Experts like Rosenow appear to agree. “It makes a lot of sense to start with those homes that are already heat pump ready, where you can achieve good efficiencies,” he said. However, according to him, a large enough heat pump can heat any home. “What I always say is, if you have no insulation, you should at least have the basics.”

The F-gas problem

While the obstacles can all be overcome, the industry also warns about regulatory risks.

Heat pumps currently use a family of refrigerants called fluorinated gases. F-gases were developed in the 1990s to replace the ozone-killing chlorofluorocarbons (CFCs) and hydrochlorofluorocarbons (HCFCs) but have subsequently come under fire for their high global-warming potential.

Much like CO2, F-gases drive global warming and are very stable, meaning they will stick around in the atmosphere for a long period of time.

To address this, the EU decided a phase-down of HFCs in 2015, imposing annual production quotas on manufacturers in order to incentivise the use of alternatives.

But the industry is ringing the alarm that this could endanger the push to install heat pumps.

“Any new measure in the revised F-Gas Regulation that would limit in a foreseeable future the availability or the choice of refrigerants (bans, stricter quotas) would necessarily slow down the speed at which heat-pump equipment will be deployed,” warns an industry coalition, which includes Nowak’s European Heat Pump Association (EHPA).
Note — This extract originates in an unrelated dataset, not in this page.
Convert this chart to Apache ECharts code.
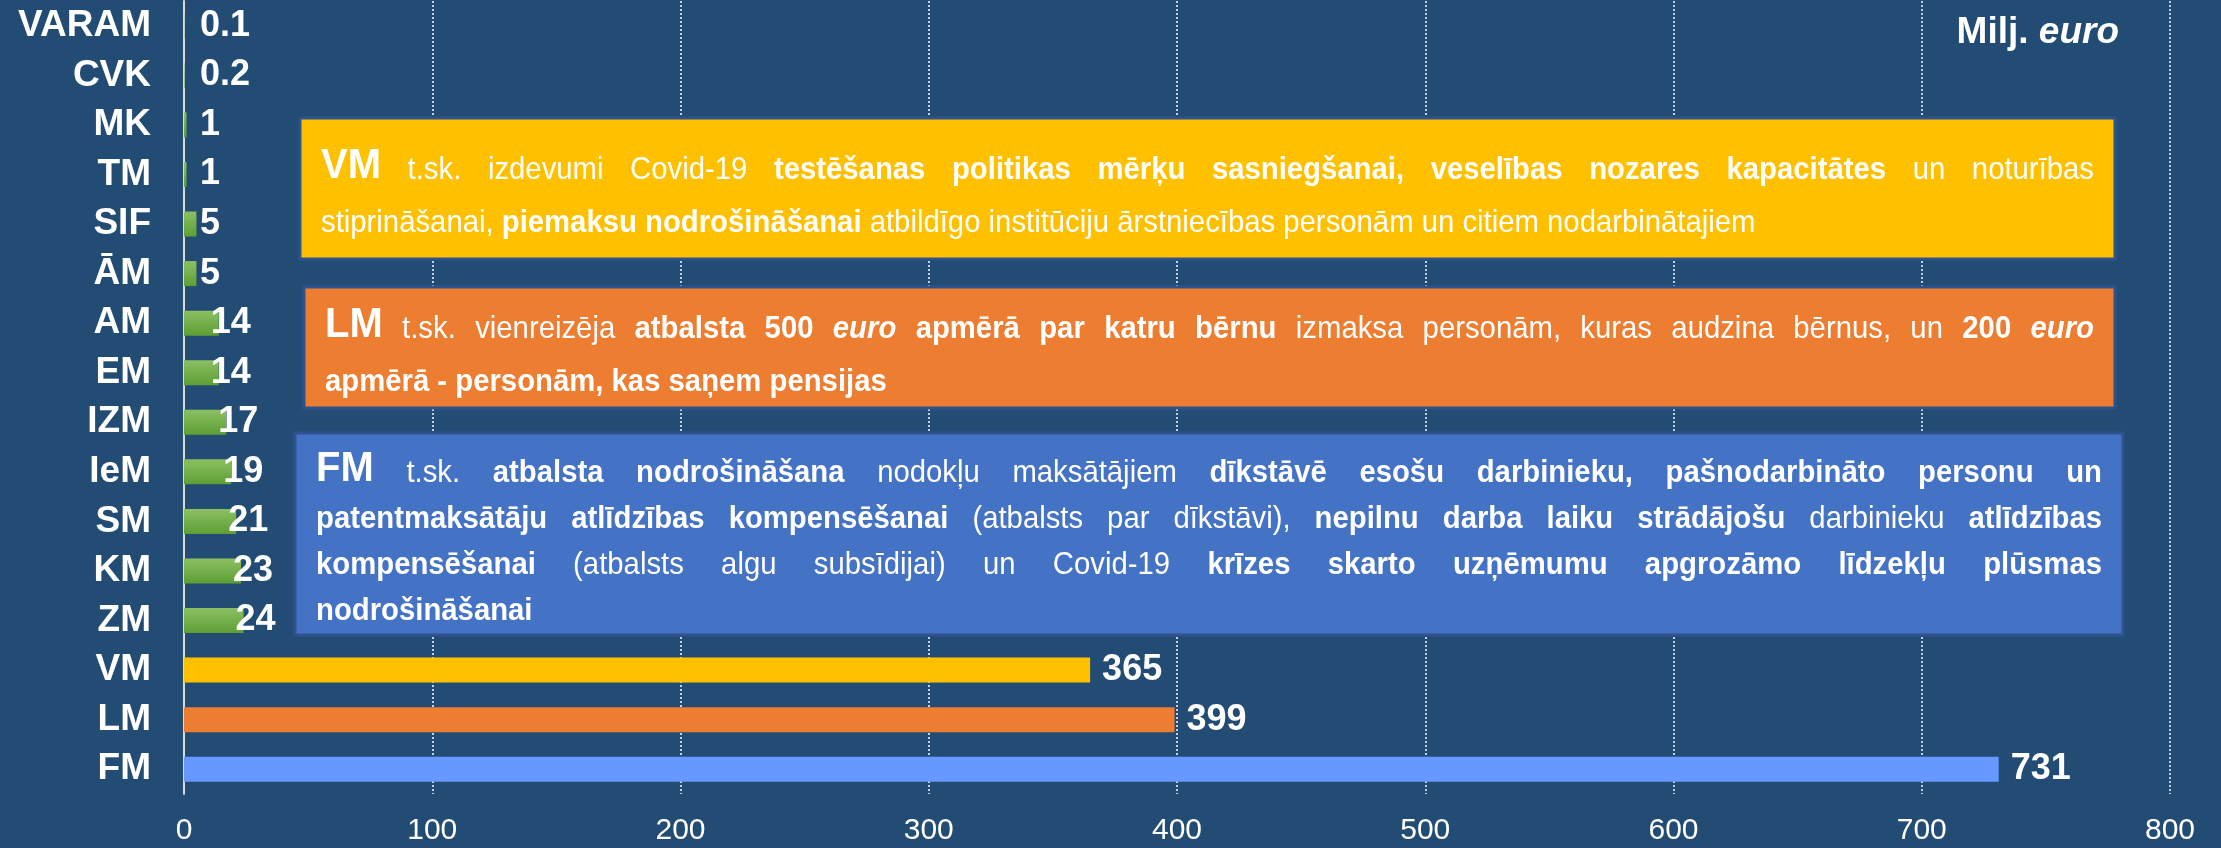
<!DOCTYPE html>
<html>
<head>
<meta charset="utf-8">
<script src="https://cdn.jsdelivr.net/npm/echarts@6/dist/echarts.min.js"></script>
<style>
html, body { margin: 0; padding: 0; background: #224C74; }
#chart { width: 2221px; height: 848px; }
</style>
</head>
<body>
<div id="chart"></div>
<script>
// ministrijas un summas, milj. euro
const categories = ['VARAM', 'CVK', 'MK', 'TM', 'SIF', 'ĀM', 'AM', 'EM', 'IZM', 'IeM', 'SM', 'KM', 'ZM', 'VM', 'LM', 'FM'];
const values = [0.1, 0.2, 1, 1, 5, 5, 14, 14, 17, 19, 21, 23, 24, 365, 399, 731];
const mainMinistries = ['VM', 'LM', 'FM'];
const xMin = 0, xMax = 800, xStep = 100;

// paskaidrojumu teksti: [stils, teksts]
const vmNote = [
  [['h', 'VM'], ['n', ' t.sk. izdevumi Covid-19 '], ['b', 'testēšanas politikas mērķu sasniegšanai, veselības nozares kapacitātes'], ['n', ' un noturības']],
  [['n', 'stiprināšanai, '], ['b', 'piemaksu nodrošināšanai'], ['n', ' atbildīgo institūciju ārstniecības personām un citiem nodarbinātajiem']]
];
const lmNote = [
  [['h', 'LM'], ['n', ' t.sk. vienreizēja '], ['b', 'atbalsta 500 '], ['bi', 'euro'], ['b', ' apmērā par katru bērnu'], ['n', ' izmaksa personām, kuras audzina bērnus, un '], ['b', '200 '], ['bi', 'euro']],
  [['b', 'apmērā - personām, kas saņem pensijas']]
];
const fmNote = [
  [['h', 'FM'], ['n', ' t.sk. '], ['b', 'atbalsta nodrošināšana'], ['n', ' nodokļu maksātājiem '], ['b', 'dīkstāvē esošu darbinieku, pašnodarbināto personu un']],
  [['b', 'patentmaksātāju atlīdzības kompensēšanai'], ['n', ' (atbalsts par dīkstāvi), '], ['b', 'nepilnu darba laiku strādājošu'], ['n', ' darbinieku '], ['b', 'atlīdzības']],
  [['b', 'kompensēšanai'], ['n', ' (atbalsts algu subsīdijai) un Covid-19 '], ['b', 'krīzes skarto uzņēmumu apgrozāmo līdzekļu plūsmas']],
  [['b', 'nodrošināšanai']]
];

const FONT = '"Liberation Sans", Arial, sans-serif';
const bodySize = 31.5, headSize = 43;
const squeeze = 0.93; // teksts kastēs ir nedaudz sašaurināts
const fonts = {
  h: 'bold ' + headSize + 'px ' + FONT,
  n: bodySize + 'px ' + FONT,
  b: 'bold ' + bodySize + 'px ' + FONT,
  bi: 'italic bold ' + bodySize + 'px ' + FONT
};

const barColors = { VM: '#FFC000', LM: '#ED7D31', FM: '#6699FF' };
const greenBar = new echarts.graphic.LinearGradient(0, 0, 0, 1, [
  { offset: 0, color: '#8CC063' },
  { offset: 1, color: '#5E9E34' }
]);

const boxes = [
  { note: vmNote, fill: '#FFC000', x: 300, y: 118, w: 1815, h: 141, lh: 53, justify: [true, false] },
  { note: lmNote, fill: '#ED7D31', x: 304, y: 287, w: 1811, h: 121, lh: 53, justify: [true, false] },
  { note: fmNote, fill: '#4472C4', x: 295, y: 433, w: 1828, h: 202, lh: 46, justify: [true, true, true, false] }
];
const pad = 21;
const textShift = 8;

// teksta platuma mērīšana izlīdzināšanai
const measureCtx = document.createElement('canvas').getContext('2d');
function textWidth(str, font) {
  measureCtx.font = font;
  return measureCtx.measureText(str).width * squeeze;
}

function buildLine(segments, left, width, y, justify) {
  const words = [];
  let cur = null;
  segments.forEach(([style, text]) => {
    text.split(' ').forEach((part, i) => {
      if (i > 0) cur = null;
      if (part === '') return;
      if (!cur) { cur = []; words.push(cur); }
      cur.push({ style, text: part, w: textWidth(part, fonts[style]) });
    });
  });
  const total = words.reduce((s, w) => s + w.reduce((a, c) => a + c.w, 0), 0);
  const gap = justify && words.length > 1 ? (width - total) / (words.length - 1) : textWidth(' ', fonts.n);
  const els = [];
  let x = left;
  words.forEach(word => {
    word.forEach(chunk => {
      els.push({
        type: 'text',
        x: x,
        y: chunk.style === 'h' ? y - (headSize - bodySize) * 0.3 : y,
        scaleX: squeeze,
        z: 20,
        style: {
          text: chunk.text,
          font: fonts[chunk.style],
          fill: '#fff',
          textAlign: 'left',
          textVerticalAlign: 'middle',
          align: 'left',
          verticalAlign: 'middle'
        }
      });
      x += chunk.w;
    });
    x += gap;
  });
  return els;
}

const graphics = [];
boxes.forEach(b => {
  graphics.push({
    type: 'rect',
    z: 10,
    shape: { x: b.x, y: b.y, width: b.w, height: b.h },
    style: { fill: b.fill, stroke: '#2F528F', lineWidth: 3 }
  });
  const n = b.note.length;
  const firstY = b.y + b.h / 2 - (n - 1) * b.lh / 2 + textShift;
  b.note.forEach((line, i) => {
    graphics.push(...buildLine(line, b.x + pad, b.w - 2 * pad, firstY + i * b.lh, b.justify[i]));
  });
});

const labelStyle = {
  show: true,
  position: 'right',
  color: '#fff',
  fontFamily: FONT,
  fontWeight: 'bold',
  fontSize: 36
};

const chart = echarts.init(document.getElementById('chart'));
chart.setOption({
  backgroundColor: '#224C74',
  animation: false,
  title: {
    text: '{a|Milj. }{b|euro}',
    right: 97,
    top: 9,
    textStyle: {
      rich: {
        a: { fontSize: 37, fontWeight: 'bold', color: '#fff', fontFamily: FONT },
        b: { fontSize: 37, fontWeight: 'bold', fontStyle: 'italic', color: '#fff', fontFamily: FONT }
      }
    }
  },
  grid: { left: 184, right: 51, top: 1, bottom: 54 },
  xAxis: {
    type: 'value',
    min: xMin,
    max: xMax,
    interval: xStep,
    axisLine: { show: false },
    axisTick: { show: false },
    axisLabel: { color: '#fff', fontFamily: FONT, fontSize: 30, margin: 22 },
    splitLine: { lineStyle: { color: 'rgba(225,232,240,0.85)', width: 2, type: [2, 2] } }
  },
  yAxis: {
    type: 'category',
    data: categories,
    inverse: true,
    axisLine: { lineStyle: { color: '#D9D9D9', width: 2 } },
    axisTick: { show: false },
    axisLabel: { color: '#fff', fontFamily: FONT, fontWeight: 'bold', fontSize: 37, margin: 33 }
  },
  series: [
    {
      name: 'Citas ministrijas',
      type: 'bar',
      barWidth: 25,
      data: values.map((v, i) => mainMinistries.includes(categories[i]) ? '-' : v),
      itemStyle: { color: greenBar },
      label: Object.assign({}, labelStyle, { distance: 5 }),
      // mazajām vērtībām etiķete sākas nedaudz pa labi no ass, lielākām - pārklāj stabiņa galu
      labelLayout: p => ({
        x: Math.max(p.rect.x + 16, p.rect.x + p.rect.width - 8),
        y: p.rect.y + p.rect.height / 2,
        align: 'left',
        verticalAlign: 'middle'
      })
    },
    {
      name: 'Galvenās ministrijas',
      type: 'bar',
      barWidth: 25,
      barGap: '-100%',
      data: values.map((v, i) => mainMinistries.includes(categories[i]) ? v : '-'),
      itemStyle: { color: p => barColors[p.name] },
      label: Object.assign({}, labelStyle, { distance: 12 })
    }
  ],
  graphic: { elements: graphics }
});
</script>
</body>
</html>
While alternative refrigerants may work for some applications, the wide range of refrigeration, air-conditioning and heat-pump technologies and applications requires a variety of refrigerants, according to the group, which also includes the Association of Installers of Refrigeration, Air Conditioning and Heat Pumps in Europe (AREA) and the Association of the Refrigeration, Air Conditioning and Heat Pump Industry in Europe (EPEE).

Having a full range of F-gases available is necessary “to speed up the massive deployment in a safe and highly efficient manner,” the group said in a letter to the European Commission.